Aurélie shook her head. “Grandmère Marie-Claude will not want me to go to England. She hates the English! She said always, she wished to take me to France.”
“
No
one would go to France now,” Anne said. “They would cut off your head the moment you stepped on shore, just as they no doubt have done with your Tascher and de Beauharnais relations.”
Beauharnais?
I wondered. Wasn’t that the name of Josephine’s first husband?
“What does Nanny Hiasinte say?” Aurélie asked, turning from her mother to her aunt.
There was a step behind them, and Mimba appeared. She laid her baldric on the side table, then straightened up, wincing. “Nanny has said you must come to the mountain. She has made the obeah, and you are to go.”
Aurélie sighed. “I will do whatever Nanny says.”
Anne said, “I smell pumpkin frying. Go eat.”
I
T MIGHT HAVE BEEN HALF AN HOUR LATER,
or half a day. Or even half a week in their time, though for me it felt like seconds later. I can only say for certain that it was daylight, and I bobbed along like a balloon on a string following the three figures as they walked up a narrow trail surrounded by spectacular greenery.
Saving Dobrenica required first getting answers to questions. My hopes were as high as Aurélie’s as she skipped and chattered.
White birds darted and dove at the worms washed out by the rain. Aurélie ran among the birds, arms high, as they skirled around her. Then she dashed up the narrow path, the vivid red
poinciana
, the yellow
poui
, and the extraordinary blue
lignum vitae
breaking the patterns of green. Aurélie seemed oblivious to the wild, sumptuous color on either side of her, responding only when vivid tiny shapes hummed and darted close to her—dragonflies, and hummingbirds of an amazing variety.

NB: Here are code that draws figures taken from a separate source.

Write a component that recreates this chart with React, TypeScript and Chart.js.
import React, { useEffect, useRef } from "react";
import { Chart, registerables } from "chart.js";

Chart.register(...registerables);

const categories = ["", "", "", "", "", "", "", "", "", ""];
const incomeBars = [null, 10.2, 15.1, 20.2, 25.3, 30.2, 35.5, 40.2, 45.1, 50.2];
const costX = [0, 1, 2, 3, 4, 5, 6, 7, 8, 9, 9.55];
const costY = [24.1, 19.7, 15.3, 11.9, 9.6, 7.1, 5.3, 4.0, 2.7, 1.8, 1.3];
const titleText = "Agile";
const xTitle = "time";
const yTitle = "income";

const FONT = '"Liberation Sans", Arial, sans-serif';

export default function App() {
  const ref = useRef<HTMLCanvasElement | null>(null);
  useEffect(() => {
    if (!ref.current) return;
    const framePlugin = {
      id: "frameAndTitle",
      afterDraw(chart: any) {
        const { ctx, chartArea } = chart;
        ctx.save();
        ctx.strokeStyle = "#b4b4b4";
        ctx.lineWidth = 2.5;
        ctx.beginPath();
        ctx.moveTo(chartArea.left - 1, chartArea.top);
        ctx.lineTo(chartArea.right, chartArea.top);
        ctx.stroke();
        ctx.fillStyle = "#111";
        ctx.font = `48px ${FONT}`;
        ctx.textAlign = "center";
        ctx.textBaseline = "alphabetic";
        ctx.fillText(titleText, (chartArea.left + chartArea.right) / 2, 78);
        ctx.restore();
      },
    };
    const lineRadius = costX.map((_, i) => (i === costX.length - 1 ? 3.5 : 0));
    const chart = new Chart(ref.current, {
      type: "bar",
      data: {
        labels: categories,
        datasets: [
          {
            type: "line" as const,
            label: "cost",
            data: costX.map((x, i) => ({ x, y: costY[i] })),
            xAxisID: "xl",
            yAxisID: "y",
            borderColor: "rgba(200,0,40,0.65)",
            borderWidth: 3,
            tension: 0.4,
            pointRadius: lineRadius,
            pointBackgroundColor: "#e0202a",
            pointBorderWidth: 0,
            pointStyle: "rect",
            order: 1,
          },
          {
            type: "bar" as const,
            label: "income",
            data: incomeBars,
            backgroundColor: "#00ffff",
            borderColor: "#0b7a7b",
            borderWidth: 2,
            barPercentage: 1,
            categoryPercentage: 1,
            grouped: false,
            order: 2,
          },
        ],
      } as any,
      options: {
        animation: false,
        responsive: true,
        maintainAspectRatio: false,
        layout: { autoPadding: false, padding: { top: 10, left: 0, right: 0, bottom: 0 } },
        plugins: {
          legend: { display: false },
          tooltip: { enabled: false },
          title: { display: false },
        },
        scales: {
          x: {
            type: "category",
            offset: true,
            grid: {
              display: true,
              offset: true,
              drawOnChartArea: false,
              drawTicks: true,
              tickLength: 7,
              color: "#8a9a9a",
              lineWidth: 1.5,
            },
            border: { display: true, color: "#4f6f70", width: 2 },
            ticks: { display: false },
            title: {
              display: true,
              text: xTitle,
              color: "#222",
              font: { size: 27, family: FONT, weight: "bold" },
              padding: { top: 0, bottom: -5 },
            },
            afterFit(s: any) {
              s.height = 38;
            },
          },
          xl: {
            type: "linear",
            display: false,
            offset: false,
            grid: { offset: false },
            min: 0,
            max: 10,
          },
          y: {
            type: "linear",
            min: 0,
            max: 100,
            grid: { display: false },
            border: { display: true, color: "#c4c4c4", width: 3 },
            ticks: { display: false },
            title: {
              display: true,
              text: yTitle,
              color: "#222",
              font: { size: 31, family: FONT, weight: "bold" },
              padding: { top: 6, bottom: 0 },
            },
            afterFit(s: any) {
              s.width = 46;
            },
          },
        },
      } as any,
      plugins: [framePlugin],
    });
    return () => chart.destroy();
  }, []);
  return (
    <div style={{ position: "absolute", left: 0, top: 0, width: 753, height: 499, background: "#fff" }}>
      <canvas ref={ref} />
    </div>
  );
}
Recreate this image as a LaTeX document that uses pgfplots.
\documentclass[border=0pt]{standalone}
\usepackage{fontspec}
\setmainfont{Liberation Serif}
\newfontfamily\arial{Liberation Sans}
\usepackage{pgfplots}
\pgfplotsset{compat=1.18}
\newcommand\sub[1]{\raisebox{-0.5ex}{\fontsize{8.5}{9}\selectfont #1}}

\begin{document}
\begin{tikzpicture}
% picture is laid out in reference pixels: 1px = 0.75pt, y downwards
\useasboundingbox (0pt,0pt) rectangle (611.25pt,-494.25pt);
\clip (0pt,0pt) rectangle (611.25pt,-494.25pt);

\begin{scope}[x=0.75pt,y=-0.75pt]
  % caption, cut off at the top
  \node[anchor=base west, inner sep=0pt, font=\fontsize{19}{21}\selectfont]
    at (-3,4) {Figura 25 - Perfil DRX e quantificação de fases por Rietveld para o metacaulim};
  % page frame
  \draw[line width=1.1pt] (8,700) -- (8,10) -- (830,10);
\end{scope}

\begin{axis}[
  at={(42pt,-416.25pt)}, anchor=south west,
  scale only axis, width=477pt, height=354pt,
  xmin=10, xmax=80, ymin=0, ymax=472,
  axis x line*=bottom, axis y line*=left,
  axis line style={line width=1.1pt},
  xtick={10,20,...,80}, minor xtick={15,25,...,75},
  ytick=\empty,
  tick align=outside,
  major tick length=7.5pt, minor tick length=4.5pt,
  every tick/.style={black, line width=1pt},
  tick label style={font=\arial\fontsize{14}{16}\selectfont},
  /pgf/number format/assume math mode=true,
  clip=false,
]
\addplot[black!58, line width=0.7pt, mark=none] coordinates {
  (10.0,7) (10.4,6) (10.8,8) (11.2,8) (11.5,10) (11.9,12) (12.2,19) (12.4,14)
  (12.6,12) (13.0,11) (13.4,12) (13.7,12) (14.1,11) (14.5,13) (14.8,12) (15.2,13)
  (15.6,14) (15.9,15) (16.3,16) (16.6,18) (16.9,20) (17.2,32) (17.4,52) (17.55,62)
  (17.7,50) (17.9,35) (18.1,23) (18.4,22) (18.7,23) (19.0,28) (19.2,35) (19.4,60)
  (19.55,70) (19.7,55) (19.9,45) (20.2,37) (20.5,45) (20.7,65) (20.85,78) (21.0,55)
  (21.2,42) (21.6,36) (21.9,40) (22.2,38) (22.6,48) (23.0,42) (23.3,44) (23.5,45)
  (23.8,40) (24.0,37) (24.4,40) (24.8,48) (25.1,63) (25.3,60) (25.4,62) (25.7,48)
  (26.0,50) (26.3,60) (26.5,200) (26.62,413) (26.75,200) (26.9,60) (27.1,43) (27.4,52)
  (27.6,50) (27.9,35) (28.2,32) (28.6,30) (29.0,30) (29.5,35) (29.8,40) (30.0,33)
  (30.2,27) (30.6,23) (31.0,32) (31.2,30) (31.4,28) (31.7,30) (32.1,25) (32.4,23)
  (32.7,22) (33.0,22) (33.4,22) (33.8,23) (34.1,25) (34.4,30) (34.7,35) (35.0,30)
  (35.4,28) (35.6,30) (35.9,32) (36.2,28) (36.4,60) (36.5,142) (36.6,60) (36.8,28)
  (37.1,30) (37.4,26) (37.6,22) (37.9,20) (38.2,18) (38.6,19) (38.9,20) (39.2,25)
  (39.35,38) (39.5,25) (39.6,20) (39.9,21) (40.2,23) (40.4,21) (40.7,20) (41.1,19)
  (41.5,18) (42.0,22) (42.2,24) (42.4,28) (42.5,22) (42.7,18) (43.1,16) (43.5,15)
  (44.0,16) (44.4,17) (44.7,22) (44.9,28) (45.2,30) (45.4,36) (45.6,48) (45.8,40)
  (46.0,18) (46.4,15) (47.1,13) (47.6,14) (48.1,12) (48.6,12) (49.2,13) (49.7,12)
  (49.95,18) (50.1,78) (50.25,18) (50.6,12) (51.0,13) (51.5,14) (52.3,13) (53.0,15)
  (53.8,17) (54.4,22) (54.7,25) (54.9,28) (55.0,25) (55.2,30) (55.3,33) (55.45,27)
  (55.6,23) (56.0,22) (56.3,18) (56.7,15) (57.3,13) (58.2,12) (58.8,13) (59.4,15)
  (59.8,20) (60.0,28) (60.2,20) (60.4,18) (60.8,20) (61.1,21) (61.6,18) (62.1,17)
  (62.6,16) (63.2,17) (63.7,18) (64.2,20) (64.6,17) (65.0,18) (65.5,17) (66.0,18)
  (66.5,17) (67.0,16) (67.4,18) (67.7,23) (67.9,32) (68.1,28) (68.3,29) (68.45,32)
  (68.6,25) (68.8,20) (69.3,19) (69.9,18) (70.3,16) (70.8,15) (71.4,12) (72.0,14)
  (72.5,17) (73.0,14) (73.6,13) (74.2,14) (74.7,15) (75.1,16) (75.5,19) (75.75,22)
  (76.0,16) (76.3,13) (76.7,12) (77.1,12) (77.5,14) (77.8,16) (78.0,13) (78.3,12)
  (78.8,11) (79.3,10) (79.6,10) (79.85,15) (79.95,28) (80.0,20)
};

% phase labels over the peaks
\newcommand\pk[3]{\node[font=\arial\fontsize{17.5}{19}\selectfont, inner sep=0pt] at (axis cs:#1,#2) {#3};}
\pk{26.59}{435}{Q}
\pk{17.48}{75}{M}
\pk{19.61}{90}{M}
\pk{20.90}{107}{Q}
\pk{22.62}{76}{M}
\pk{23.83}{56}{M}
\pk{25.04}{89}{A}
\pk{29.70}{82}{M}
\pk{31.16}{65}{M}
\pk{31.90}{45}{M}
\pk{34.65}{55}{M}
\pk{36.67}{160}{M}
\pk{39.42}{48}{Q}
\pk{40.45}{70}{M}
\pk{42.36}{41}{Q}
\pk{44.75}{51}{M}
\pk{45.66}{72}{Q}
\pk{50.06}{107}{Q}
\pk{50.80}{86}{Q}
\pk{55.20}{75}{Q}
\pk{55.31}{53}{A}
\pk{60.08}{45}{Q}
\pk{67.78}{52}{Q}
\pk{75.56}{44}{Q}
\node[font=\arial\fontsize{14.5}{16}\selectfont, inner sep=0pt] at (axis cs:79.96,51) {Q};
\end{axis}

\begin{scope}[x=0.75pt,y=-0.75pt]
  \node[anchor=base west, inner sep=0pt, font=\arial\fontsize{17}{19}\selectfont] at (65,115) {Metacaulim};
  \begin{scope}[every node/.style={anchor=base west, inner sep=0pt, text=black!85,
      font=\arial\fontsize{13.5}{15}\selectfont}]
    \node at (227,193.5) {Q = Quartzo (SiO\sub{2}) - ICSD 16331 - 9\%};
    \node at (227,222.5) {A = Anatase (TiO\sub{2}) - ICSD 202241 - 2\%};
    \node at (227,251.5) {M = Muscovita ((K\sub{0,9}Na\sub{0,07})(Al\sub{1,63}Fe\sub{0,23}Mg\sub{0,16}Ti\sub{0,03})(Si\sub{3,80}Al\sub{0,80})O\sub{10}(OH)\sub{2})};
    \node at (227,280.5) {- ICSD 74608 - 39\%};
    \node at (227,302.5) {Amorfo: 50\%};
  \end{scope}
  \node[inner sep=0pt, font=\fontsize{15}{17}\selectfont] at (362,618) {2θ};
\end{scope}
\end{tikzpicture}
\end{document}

The two women walked more soberly, Mimba using a gentleman’s stick sword as a cane, and Anne holding her bandaged forearm close. The bright morning sun was a lot kinder to Mimba than to Anne, who looked older than she probably was, her freckled skin was so sun-damaged. But the deep lines on either side of her eyes somehow enhanced the intelligence and good humor that I saw in her expression as she trudged slowly up the trail.
My hearing was improving. I could make out the quiet
chuff chuff
of their steps on the trail, the rustle of the greenery, and the hoot and trill of unseen wildlife. The three paid little attention, pausing only when the distinctive high tootle of the Abeng horn sounded ahead or behind them. Someone was signaling as they climbed into the hills above the cove.